Given instruction: The lines to extract run from the first line of the material below to the line containing "const protectionLevel = 95;", both included; leave the pictures behind.

Source data:
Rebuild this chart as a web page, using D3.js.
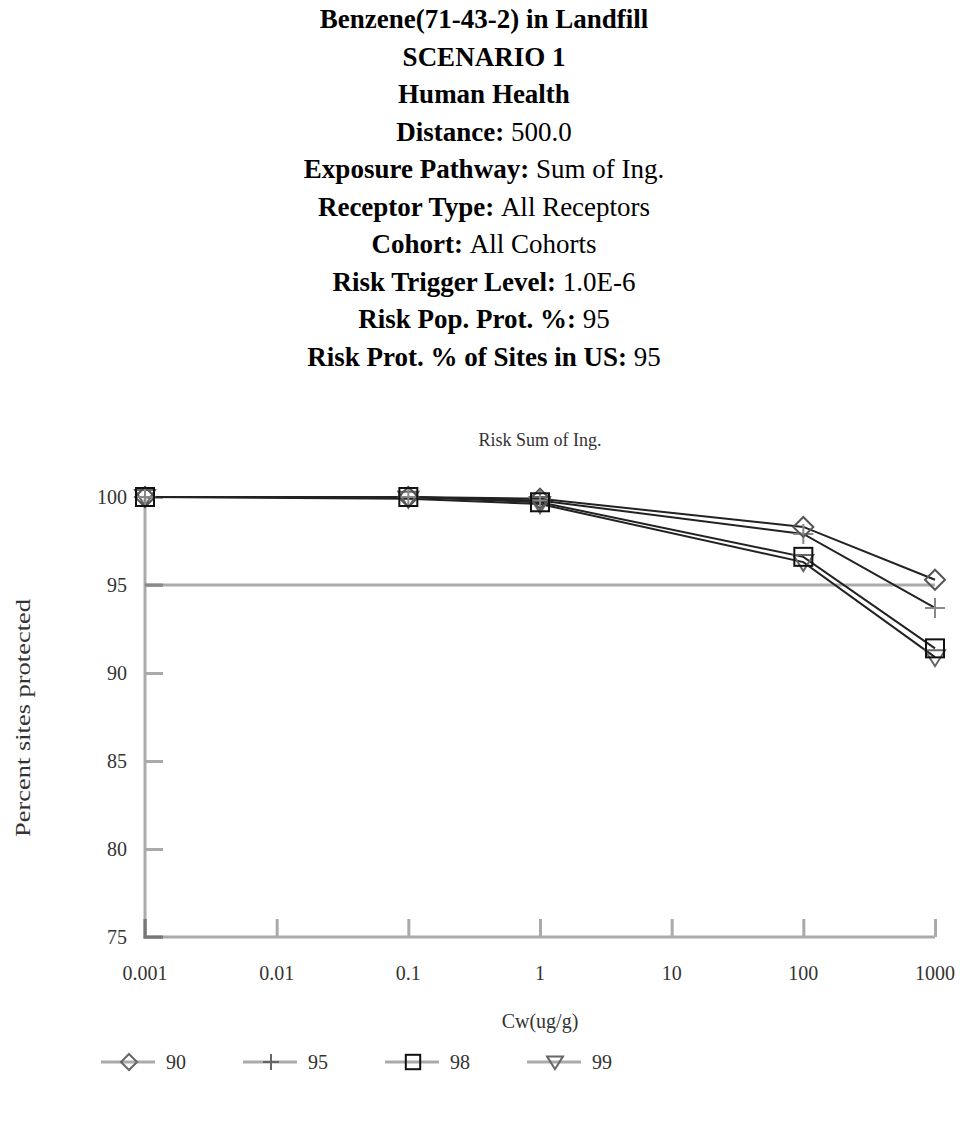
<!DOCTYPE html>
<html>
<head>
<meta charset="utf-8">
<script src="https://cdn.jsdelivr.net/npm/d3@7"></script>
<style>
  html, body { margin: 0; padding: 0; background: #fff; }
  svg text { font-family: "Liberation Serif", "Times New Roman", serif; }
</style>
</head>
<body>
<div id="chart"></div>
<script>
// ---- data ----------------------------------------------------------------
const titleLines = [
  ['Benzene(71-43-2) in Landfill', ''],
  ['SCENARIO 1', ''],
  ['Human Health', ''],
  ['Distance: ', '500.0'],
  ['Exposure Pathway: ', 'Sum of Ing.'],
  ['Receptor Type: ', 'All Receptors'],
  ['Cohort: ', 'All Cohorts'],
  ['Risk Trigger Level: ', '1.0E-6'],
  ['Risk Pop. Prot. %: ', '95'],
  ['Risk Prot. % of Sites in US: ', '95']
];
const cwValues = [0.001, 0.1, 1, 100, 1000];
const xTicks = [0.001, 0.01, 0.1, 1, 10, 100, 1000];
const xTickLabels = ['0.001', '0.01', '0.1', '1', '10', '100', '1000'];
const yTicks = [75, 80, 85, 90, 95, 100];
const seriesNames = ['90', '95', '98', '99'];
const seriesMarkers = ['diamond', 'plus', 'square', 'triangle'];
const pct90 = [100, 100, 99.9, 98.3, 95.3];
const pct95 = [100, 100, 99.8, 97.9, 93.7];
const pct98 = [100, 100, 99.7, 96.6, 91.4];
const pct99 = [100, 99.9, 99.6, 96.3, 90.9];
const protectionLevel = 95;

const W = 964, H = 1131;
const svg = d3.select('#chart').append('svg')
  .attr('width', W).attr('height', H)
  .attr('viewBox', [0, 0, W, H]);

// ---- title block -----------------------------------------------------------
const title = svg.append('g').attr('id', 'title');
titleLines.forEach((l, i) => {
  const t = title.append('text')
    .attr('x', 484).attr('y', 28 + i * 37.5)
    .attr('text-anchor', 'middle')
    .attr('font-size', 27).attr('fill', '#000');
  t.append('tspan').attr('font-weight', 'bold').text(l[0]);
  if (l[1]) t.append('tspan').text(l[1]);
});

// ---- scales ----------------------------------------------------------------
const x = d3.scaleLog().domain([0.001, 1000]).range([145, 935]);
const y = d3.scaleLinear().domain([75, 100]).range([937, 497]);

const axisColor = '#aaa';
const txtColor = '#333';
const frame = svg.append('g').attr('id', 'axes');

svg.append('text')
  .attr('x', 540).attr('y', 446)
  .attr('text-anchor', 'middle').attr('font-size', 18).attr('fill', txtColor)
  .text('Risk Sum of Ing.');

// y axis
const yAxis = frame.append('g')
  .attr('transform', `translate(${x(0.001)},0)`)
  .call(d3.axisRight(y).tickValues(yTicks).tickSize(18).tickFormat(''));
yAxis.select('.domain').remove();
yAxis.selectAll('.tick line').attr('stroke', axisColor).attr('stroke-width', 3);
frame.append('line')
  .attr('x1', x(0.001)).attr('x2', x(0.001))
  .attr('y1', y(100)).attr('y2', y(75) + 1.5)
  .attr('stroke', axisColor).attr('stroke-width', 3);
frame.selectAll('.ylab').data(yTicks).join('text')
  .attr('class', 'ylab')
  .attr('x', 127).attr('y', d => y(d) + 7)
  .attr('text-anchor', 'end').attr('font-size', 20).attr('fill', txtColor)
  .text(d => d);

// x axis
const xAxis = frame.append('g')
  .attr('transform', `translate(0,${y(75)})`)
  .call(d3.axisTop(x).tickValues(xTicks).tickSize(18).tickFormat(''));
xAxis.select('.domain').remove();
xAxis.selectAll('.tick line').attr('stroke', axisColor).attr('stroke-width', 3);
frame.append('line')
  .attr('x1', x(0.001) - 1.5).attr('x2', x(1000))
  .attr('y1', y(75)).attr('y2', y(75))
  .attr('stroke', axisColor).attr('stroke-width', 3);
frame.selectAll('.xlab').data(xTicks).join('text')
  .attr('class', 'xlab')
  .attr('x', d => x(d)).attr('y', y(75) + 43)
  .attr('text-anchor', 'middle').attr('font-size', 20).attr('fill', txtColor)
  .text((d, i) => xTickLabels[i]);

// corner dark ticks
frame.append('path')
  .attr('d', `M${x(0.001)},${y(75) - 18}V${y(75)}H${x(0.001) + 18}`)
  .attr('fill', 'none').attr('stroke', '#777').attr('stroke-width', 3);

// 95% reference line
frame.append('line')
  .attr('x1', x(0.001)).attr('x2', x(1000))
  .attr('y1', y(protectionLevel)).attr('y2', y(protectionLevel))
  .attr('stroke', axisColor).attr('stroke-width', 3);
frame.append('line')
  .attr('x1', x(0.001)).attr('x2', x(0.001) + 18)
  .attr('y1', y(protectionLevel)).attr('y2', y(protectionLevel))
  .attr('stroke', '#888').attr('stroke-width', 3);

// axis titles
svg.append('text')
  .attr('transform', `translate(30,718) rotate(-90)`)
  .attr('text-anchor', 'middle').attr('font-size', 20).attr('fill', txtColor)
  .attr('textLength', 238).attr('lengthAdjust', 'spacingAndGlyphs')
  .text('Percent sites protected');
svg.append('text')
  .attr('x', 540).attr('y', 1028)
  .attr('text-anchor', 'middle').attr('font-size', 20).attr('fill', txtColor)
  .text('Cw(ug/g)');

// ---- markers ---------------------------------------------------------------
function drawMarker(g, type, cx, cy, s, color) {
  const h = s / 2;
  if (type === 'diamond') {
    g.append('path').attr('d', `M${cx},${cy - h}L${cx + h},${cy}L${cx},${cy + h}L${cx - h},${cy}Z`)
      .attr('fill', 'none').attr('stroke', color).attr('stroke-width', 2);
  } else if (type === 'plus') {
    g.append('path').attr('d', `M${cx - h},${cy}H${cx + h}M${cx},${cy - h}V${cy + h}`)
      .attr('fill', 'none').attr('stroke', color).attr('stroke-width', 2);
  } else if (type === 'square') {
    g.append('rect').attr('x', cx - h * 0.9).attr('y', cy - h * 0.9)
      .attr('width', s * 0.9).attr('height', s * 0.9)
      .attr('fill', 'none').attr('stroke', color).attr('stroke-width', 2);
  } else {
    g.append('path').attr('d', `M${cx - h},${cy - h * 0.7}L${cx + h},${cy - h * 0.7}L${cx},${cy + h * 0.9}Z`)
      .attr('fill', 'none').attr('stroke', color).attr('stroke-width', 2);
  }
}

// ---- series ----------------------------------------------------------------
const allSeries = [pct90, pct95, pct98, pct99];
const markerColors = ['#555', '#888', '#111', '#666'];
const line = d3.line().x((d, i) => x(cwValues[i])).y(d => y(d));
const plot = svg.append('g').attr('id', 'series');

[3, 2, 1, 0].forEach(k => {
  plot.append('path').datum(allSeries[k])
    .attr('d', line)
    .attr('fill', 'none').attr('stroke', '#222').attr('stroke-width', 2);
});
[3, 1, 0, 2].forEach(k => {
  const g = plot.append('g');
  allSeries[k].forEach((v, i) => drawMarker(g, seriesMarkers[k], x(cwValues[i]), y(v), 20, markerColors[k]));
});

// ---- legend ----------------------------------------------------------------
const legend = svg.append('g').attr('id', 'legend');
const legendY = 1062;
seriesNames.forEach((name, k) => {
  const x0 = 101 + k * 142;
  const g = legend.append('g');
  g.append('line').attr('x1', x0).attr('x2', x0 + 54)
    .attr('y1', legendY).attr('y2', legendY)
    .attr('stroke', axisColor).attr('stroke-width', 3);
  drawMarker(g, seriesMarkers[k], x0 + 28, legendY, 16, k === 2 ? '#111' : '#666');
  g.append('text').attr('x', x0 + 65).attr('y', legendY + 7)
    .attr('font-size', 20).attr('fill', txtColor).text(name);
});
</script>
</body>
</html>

Solved problem:
Rebuild this chart as a web page, using D3.js.
<!DOCTYPE html>
<html>
<head>
<meta charset="utf-8">
<script src="https://cdn.jsdelivr.net/npm/d3@7"></script>
<style>
  html, body { margin: 0; padding: 0; background: #fff; }
  svg text { font-family: "Liberation Serif", "Times New Roman", serif; }
</style>
</head>
<body>
<div id="chart"></div>
<script>
// ---- data ----------------------------------------------------------------
const titleLines = [
  ['Benzene(71-43-2) in Landfill', ''],
  ['SCENARIO 1', ''],
  ['Human Health', ''],
  ['Distance: ', '500.0'],
  ['Exposure Pathway: ', 'Sum of Ing.'],
  ['Receptor Type: ', 'All Receptors'],
  ['Cohort: ', 'All Cohorts'],
  ['Risk Trigger Level: ', '1.0E-6'],
  ['Risk Pop. Prot. %: ', '95'],
  ['Risk Prot. % of Sites in US: ', '95']
];
const cwValues = [0.001, 0.1, 1, 100, 1000];
const xTicks = [0.001, 0.01, 0.1, 1, 10, 100, 1000];
const xTickLabels = ['0.001', '0.01', '0.1', '1', '10', '100', '1000'];
const yTicks = [75, 80, 85, 90, 95, 100];
const seriesNames = ['90', '95', '98', '99'];
const seriesMarkers = ['diamond', 'plus', 'square', 'triangle'];
const pct90 = [100, 100, 99.9, 98.3, 95.3];
const pct95 = [100, 100, 99.8, 97.9, 93.7];
const pct98 = [100, 100, 99.7, 96.6, 91.4];
const pct99 = [100, 99.9, 99.6, 96.3, 90.9];
const protectionLevel = 95;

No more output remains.